April is the month of the military child. We celebrate how amazing these children are not because it is just some random thing to celebrate, like garlic day (which happened to be yesterday). In the military community, we take this month to really look at how strong our children are, and the unique struggles they face.
My sisters and my brother grew up as Navy brats. We were never asked about whether we wanted to move again and again, saying goodbye to countless friends and being forced to make new ones when we reached our new base. We had to start fresh in a brand new school and dive into a curriculum that was often either things we had already learned and done, or things we had never seen before and had to work extra hard to catch up.
One of the worst parts about moving schools is that upon entering high school, several of the credits that you earned could be wiped off your record, only to be replaced with a gaping hole of credits the new school required. This is an especially troubling state to be in when you might possibly have to attend summer school and/or complete an additional year of classes in order to graduate...even if you had exceptional grades.
Military children often deal with separation from their Mom or Dad. Even in times of peace, our service men and women have to separate with their loved ones for a time due to assignments, training, and things the military demands. If a parent is sent off to fight in Iraq or Afghanistan, or any other dangerous place, it is a terrifying thing for a child to grasp. The whole family feels it, but children do not have the understanding that adults have, so it is much harder for them to deal with.
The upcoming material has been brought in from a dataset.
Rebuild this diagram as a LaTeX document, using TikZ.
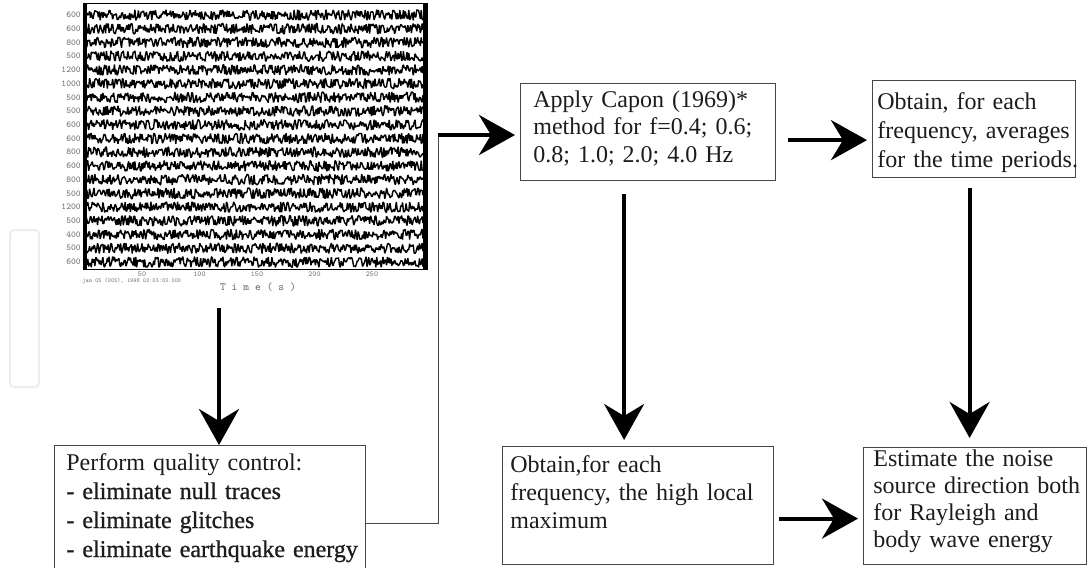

Since I grew up as a military brat, and later married a service member, I can tell you that it was much harder for me as a child to deal with the military because there were very, very few times when things were "fair." Now that I am a grown woman, I know that life in the military doles out more unfairness than things that are fair, but I can also appreciate the benefits that the military provides our family. Thankfully, both of my daughter's parents were military brats, so we can be sympathetic to her struggles. Growing up is a difficult process for all children, but military children have much more to deal with on top of that. This is why we celebrate the month of the military child.